I feel bad. But what's the alternative: Bullshit & say I'm sure her being a woman has nothing to do with the promotion? I just can't say that with any certainty.

I guess affirmative action is a double-edged sword.



Does it bother you if a male candidate gets a position that maybe there's a better qualified female candidate who wasn't considered because "maybe she wants to start a family" or some bullshit? Do you let that (potential) bias affect your judgment of whether the guy "deserved" it?

Biases exist. Meritocracy is an illusion. Deal with it.


I think what's getting lost in this discussion is that Affirmative Action isn't a trigger for "hire a woman over the more qualified man".

All it mandates is that if on paper two candidates are equal scores, your process should pick the female/minority candidate.

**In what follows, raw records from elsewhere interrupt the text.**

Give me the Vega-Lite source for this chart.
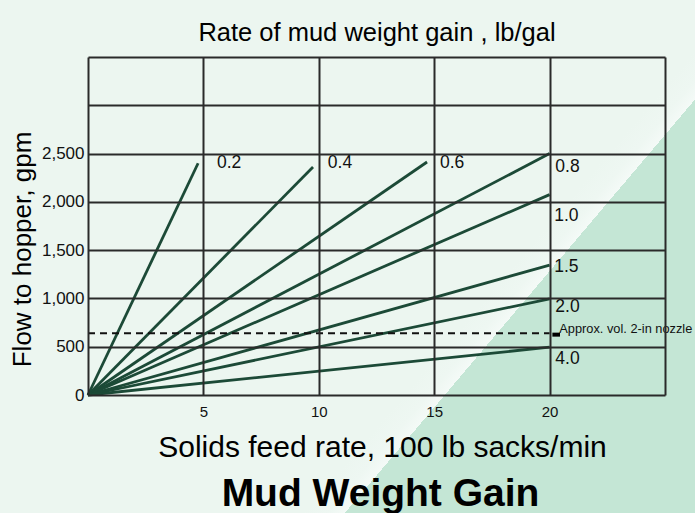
{
  "$schema": "https://vega.github.io/schema/vega-lite/v6.json",
  "width": 577,
  "height": 338,
  "autosize": {"type": "none"},
  "padding": {"left": 88, "top": 57, "right": 30, "bottom": 118},
  "background": "#edf6f1",
  "config": {
    "view": {"stroke": null},
    "font": "Liberation Sans, Arial",
    "text": {"font": "Liberation Sans, Arial"}
  },
  "title": {
    "text": "Mud Weight Gain",
    "orient": "bottom",
    "anchor": "middle",
    "fontSize": 39,
    "fontWeight": "bold",
    "font": "Liberation Sans, Arial",
    "color": "#000000",
    "offset": -38,
    "dx": 4
  },
  "datasets": {
    "lines": [
      {"gain": "0.2", "x": 0, "y": 0}, {"gain": "0.2", "x": 4.77, "y": 2400},
      {"gain": "0.4", "x": 0, "y": 0}, {"gain": "0.4", "x": 9.75, "y": 2360},
      {"gain": "0.6", "x": 0, "y": 0}, {"gain": "0.6", "x": 14.69, "y": 2413},
      {"gain": "0.8", "x": 0, "y": 0}, {"gain": "0.8", "x": 20, "y": 2500},
      {"gain": "1.0", "x": 0, "y": 0}, {"gain": "1.0", "x": 20, "y": 2075},
      {"gain": "1.5", "x": 0, "y": 0}, {"gain": "1.5", "x": 20, "y": 1345},
      {"gain": "2.0", "x": 0, "y": 0}, {"gain": "2.0", "x": 20, "y": 995},
      {"gain": "4.0", "x": 0, "y": 0}, {"gain": "4.0", "x": 20, "y": 495}
    ],
    "labels": [
      {"label": "0.2", "x": 5.59, "y": 2402},
      {"label": "0.4", "x": 10.39, "y": 2402},
      {"label": "0.6", "x": 15.25, "y": 2402},
      {"label": "0.8", "x": 20.25, "y": 2364},
      {"label": "1.0", "x": 20.2, "y": 1853},
      {"label": "1.5", "x": 20.2, "y": 1329},
      {"label": "2.0", "x": 20.25, "y": 914},
      {"label": "4.0", "x": 20.25, "y": 370}
    ],
    "note": [
      {"label": "Approx. vol. 2-in nozzle", "x": 20.42, "y": 683}
    ],
    "dashed": [{"x": 0, "x2": 20, "y": 640}],
    "marker": [{"x": 20.12, "x2": 20.45, "y": 625}]
  },
  "resolve": {"axis": {"x": "independent", "y": "independent"}},
  "layer": [
    {
      "data": {"values": [{}]},
      "mark": {
        "type": "rect",
        "fill": {
          "gradient": "linear",
          "x1": 0.7056, "y1": 0.5705, "x2": 0.7904, "y2": 0.6235,
          "stops": [
            {"offset": 0, "color": "#ecf6f0"},
            {"offset": 0.3, "color": "#eef7f2"},
            {"offset": 0.5, "color": "#f4faf7"},
            {"offset": 0.5, "color": "#c4e6d5"},
            {"offset": 1, "color": "#c4e6d5"}
          ]
        }
      },
      "encoding": {
        "x": {
          "datum": -3.8128, "type": "quantitative",
          "scale": {"domain": [0, 25], "nice": false, "zero": false},
          "axis": {
            "orient": "top",
            "title": "Rate of mud weight gain , lb/gal",
            "labels": false, "ticks": false, "domain": false, "grid": false,
            "titleFontSize": 25.5, "titleFontWeight": "normal",
            "titleFont": "Liberation Sans, Arial",
            "titleColor": "#000000", "titlePadding": 12, "zindex": 1
          }
        },
        "x2": {"datum": 26.3},
        "y": {
          "datum": 4090.2, "type": "quantitative",
          "scale": {"domain": [0, 3500], "nice": false, "zero": false},
          "axis": {
            "orient": "left",
            "values": [0, 500, 1000, 1500, 2000, 2500, 3000, 3500],
            "labelExpr": "datum.value > 2500 ? '' : format(datum.value, ',')",
            "grid": true, "gridColor": "#2a2a2a", "gridWidth": 2, "gridOpacity": 1,
            "ticks": false, "domain": false,
            "labelFontSize": 17, "labelPadding": 4, "labelColor": "#111111",
            "labelFlush": false, "labelOverlap": false,
            "title": "Flow to hopper, gpm",
            "titleFontSize": 26, "titleFontWeight": "normal", "titleColor": "#000000",
            "titleX": -66, "titleY": 192, "titleAngle": -90,
            "titleAlign": "center", "titleBaseline": "middle",
            "zindex": 1
          }
        },
        "y2": {"datum": -1221.9}
      }
    },
    {
      "data": {"name": "lines"},
      "mark": {"type": "line", "color": "#1c4a37", "strokeWidth": 2.8},
      "encoding": {
        "x": {
          "field": "x", "type": "quantitative",
          "scale": {"domain": [0, 25], "nice": false, "zero": false},
          "axis": {
            "orient": "bottom",
            "values": [0, 5, 10, 15, 20, 25],
            "labelExpr": "datum.value == 0 || datum.value == 25 ? '' : datum.label",
            "grid": true, "gridColor": "#2a2a2a", "gridWidth": 2, "gridOpacity": 1,
            "ticks": false, "domain": false,
            "labelFontSize": 15, "labelPadding": 9, "labelColor": "#111111",
            "labelFlush": false, "labelOverlap": false,
            "title": "Solids feed rate, 100 lb sacks/min",
            "titleFontSize": 30, "titleFontWeight": "normal", "titleColor": "#000000",
            "titleX": 294, "titlePadding": 13, "zindex": 1
          }
        },
        "y": {
          "field": "y", "type": "quantitative",
          "scale": {"domain": [0, 3500], "nice": false, "zero": false},
          "axis": null
        },
        "detail": {"field": "gain", "type": "nominal"}
      }
    },
    {
      "data": {"name": "dashed"},
      "mark": {"type": "rule", "color": "#111111", "strokeWidth": 2, "strokeDash": [7, 5]},
      "encoding": {
        "x": {"field": "x", "type": "quantitative", "scale": {"domain": [0, 25], "nice": false, "zero": false}, "axis": null},
        "x2": {"field": "x2"},
        "y": {"field": "y", "type": "quantitative", "scale": {"domain": [0, 3500], "nice": false, "zero": false}, "axis": null}
      }
    },
    {
      "data": {"name": "marker"},
      "mark": {"type": "rule", "color": "#000000", "strokeWidth": 4},
      "encoding": {
        "x": {"field": "x", "type": "quantitative", "scale": {"domain": [0, 25], "nice": false, "zero": false}, "axis": null},
        "x2": {"field": "x2"},
        "y": {"field": "y", "type": "quantitative", "scale": {"domain": [0, 3500], "nice": false, "zero": false}, "axis": null}
      }
    },
    {
      "data": {"name": "labels"},
      "mark": {"type": "text", "align": "left", "baseline": "middle", "fontSize": 17.5, "color": "#111111"},
      "encoding": {
        "x": {"field": "x", "type": "quantitative", "scale": {"domain": [0, 25], "nice": false, "zero": false}, "axis": null},
        "y": {"field": "y", "type": "quantitative", "scale": {"domain": [0, 3500], "nice": false, "zero": false}, "axis": null},
        "text": {"field": "label", "type": "nominal"}
      }
    },
    {
      "data": {"name": "note"},
      "mark": {"type": "text", "align": "left", "baseline": "middle", "fontSize": 12.8, "color": "#111111"},
      "encoding": {
        "x": {"field": "x", "type": "quantitative", "scale": {"domain": [0, 25], "nice": false, "zero": false}, "axis": null},
        "y": {"field": "y", "type": "quantitative", "scale": {"domain": [0, 3500], "nice": false, "zero": false}, "axis": null},
        "text": {"field": "label", "type": "nominal"}
      }
    }
  ]
}
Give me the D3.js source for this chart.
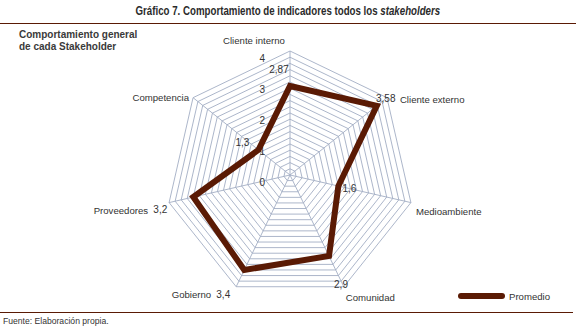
<!DOCTYPE html>
<html>
<head>
<meta charset="utf-8">
<script src="https://cdn.jsdelivr.net/npm/d3@7"></script>
<style>
  body { margin: 0; background: #fff; }
  svg { display: block; }
  text { font-family: "Liberation Sans Narrow", "Liberation Sans", Arial, sans-serif; fill: #333; }
</style>
</head>
<body>
<svg id="chart" width="576" height="328"></svg>
<script>
// stakeholders, clockwise from the top
var categories = ["Cliente interno", "Cliente externo", "Medioambiente", "Comunidad",
                  "Gobierno", "Proveedores", "Competencia"];
var promedio = [2.87, 3.58, 1.6, 2.9, 3.4, 3.2, 1.3];
var valueLabels = ["2,87", "3,58", "1,6", "2,9", "3,4", "3,2", "1,3"];
var ticks = [0, 1, 2, 3, 4];

// label placement (pixel nudges relative to the point / outer vertex)
var valueLabelNudge = [[-11, -17], [9, -8], [11, 2], [12, 28], [-21, 24], [-33, 12], [-16, -8]];
var catLabelPos = [
  { dx: -36, dy: -7, anchor: "middle" },
  { dx: 13, dy: 5, anchor: "start" },
  { dx: 5, dy: 12, anchor: "start" },
  { dx: 2, dy: 14, anchor: "start" },
  { dx: -25, dy: 11, anchor: "end" },
  { dx: -21, dy: 11, anchor: "end" },
  { dx: -4, dy: 3, anchor: "end" }
];

var svg = d3.select("#chart");
var cx = 290, cy = 175, radius = 124;
var lineColor = "#5a1a04";
var gridColor = "#a3aec4";

var rScale = d3.scaleLinear().domain([0, 4]).range([0, radius]);
var angle = d3.scaleLinear().domain([0, categories.length]).range([0, 2 * Math.PI]);

function point(i, v) {
  var a = angle(i), r = rScale(v);
  return [cx + r * Math.sin(a), cy - r * Math.cos(a)];
}

// title, squeezed horizontally to a condensed look
var titleG = svg.append("g");
var title = titleG.append("text")
  .attr("x", 0).attr("y", 0)
  .style("font-size", "12px").style("font-weight", "bold").style("fill", "#2b2b2b")
  .text("Gráfico 7. Comportamiento de indicadores todos los ");
title.append("tspan").style("font-style", "italic").text("stakeholders");
var titleW = title.node().getComputedTextLength();
var sx = 305 / titleW;
titleG.attr("transform", "translate(" + (288 - 305 / 2) + ",15) scale(" + sx + ",1)");

svg.append("line").attr("x1", 0).attr("x2", 576).attr("y1", 23.5).attr("y2", 23.5)
  .attr("stroke", lineColor).attr("stroke-width", 1.2);
svg.append("line").attr("x1", 0).attr("x2", 573).attr("y1", 312.5).attr("y2", 312.5)
  .attr("stroke", lineColor).attr("stroke-width", 1.2);

var sub = svg.append("text").attr("x", 19).attr("y", 38)
  .style("font-size", "10px").style("font-weight", "bold").style("fill", "#3a3a3a");
sub.append("tspan").attr("x", 19).text("Comportamiento general");
sub.append("tspan").attr("x", 19).attr("dy", 12).text("de cada Stakeholder");

svg.append("text").attr("x", 3).attr("y", 324)
  .style("font-size", "8.6px")
  .text("Fuente: Elaboración propia.");

// grid: minor rings every 0.2
var ringValues = d3.range(1, 21).map(function(k) { return k * 0.2; });
var grid = svg.append("g");
grid.selectAll("polygon")
  .data(ringValues)
  .enter()
  .append("polygon")
  .attr("points", function(v) {
    return categories.map(function(c, i) { return point(i, v).join(","); }).join(" ");
  })
  .attr("fill", "none")
  .attr("stroke", gridColor)
  .attr("stroke-width", 0.9);

grid.selectAll("line")
  .data(categories)
  .enter()
  .append("line")
  .attr("x1", cx).attr("y1", cy)
  .attr("x2", function(d, i) { return point(i, 4)[0]; })
  .attr("y2", function(d, i) { return point(i, 4)[1]; })
  .attr("stroke", gridColor)
  .attr("stroke-width", 0.9);

// tick labels along the top spoke
svg.append("g").selectAll("text")
  .data(ticks)
  .enter()
  .append("text")
  .attr("x", cx - 25)
  .attr("y", function(d) { return cy - rScale(d) + 11; })
  .attr("text-anchor", "end")
  .style("font-size", "10px")
  .text(function(d) { return d; });

// category labels
svg.append("g").selectAll("text")
  .data(categories)
  .enter()
  .append("text")
  .attr("x", function(d, i) { return point(i, 4)[0] + catLabelPos[i].dx; })
  .attr("y", function(d, i) { return point(i, 4)[1] + catLabelPos[i].dy; })
  .attr("text-anchor", function(d, i) { return catLabelPos[i].anchor; })
  .style("font-size", "9.6px")
  .text(function(d) { return d; });

// series
var radarLine = d3.line().curve(d3.curveLinearClosed);
svg.append("path")
  .datum(promedio.map(function(v, i) { return point(i, v); }))
  .attr("d", radarLine)
  .attr("fill", "none")
  .attr("stroke", lineColor)
  .attr("stroke-width", 6)
  .attr("stroke-linejoin", "miter");

// value labels
svg.append("g").selectAll("text")
  .data(promedio)
  .enter()
  .append("text")
  .attr("x", function(v, i) { return point(i, v)[0] + valueLabelNudge[i][0]; })
  .attr("y", function(v, i) { return point(i, v)[1] + valueLabelNudge[i][1] + 4; })
  .attr("text-anchor", "middle")
  .style("font-size", "10px")
  .text(function(v, i) { return valueLabels[i]; });

// legend
var legend = svg.append("g");
legend.append("line")
  .attr("x1", 461).attr("x2", 502).attr("y1", 296).attr("y2", 296)
  .attr("stroke", lineColor).attr("stroke-width", 6).attr("stroke-linecap", "round");
legend.append("text").attr("x", 509).attr("y", 300)
  .style("font-size", "9.6px")
  .text("Promedio");
</script>
</body>
</html>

Historically, if you left it up to people in the organisation they'd go with their "gut" feelings and pick whomever was of a similar background to them.

If two candidates aren't equal, you always pick the better candidate.


That's mandated discrimination.


Not in the sense of the word that you seem likely to be using, no.


I checked the definition of the words before I posted.

Please, enlighten me?


> Does it bother you if a male candidate gets a position that maybe there's a better qualified female candidate who wasn't considered because "maybe she wants to start a family" or some bullshit?

Yes. I try and have a coherent worldview. And I don't think discrimination is useful for productivity.


So then all candidates are tainted and you may as well not worry about it.

My point is discrimination exists no matter what. So try not to let it bother you.


Your statements reveal more about your insecurity than her competence. I suspect you don't know anything about her but still feel qualified to cast aspersions on her competence. Why is that?


She was a highly respected chair of the cs department and has been a major player in the academic community for years.

She's qualified.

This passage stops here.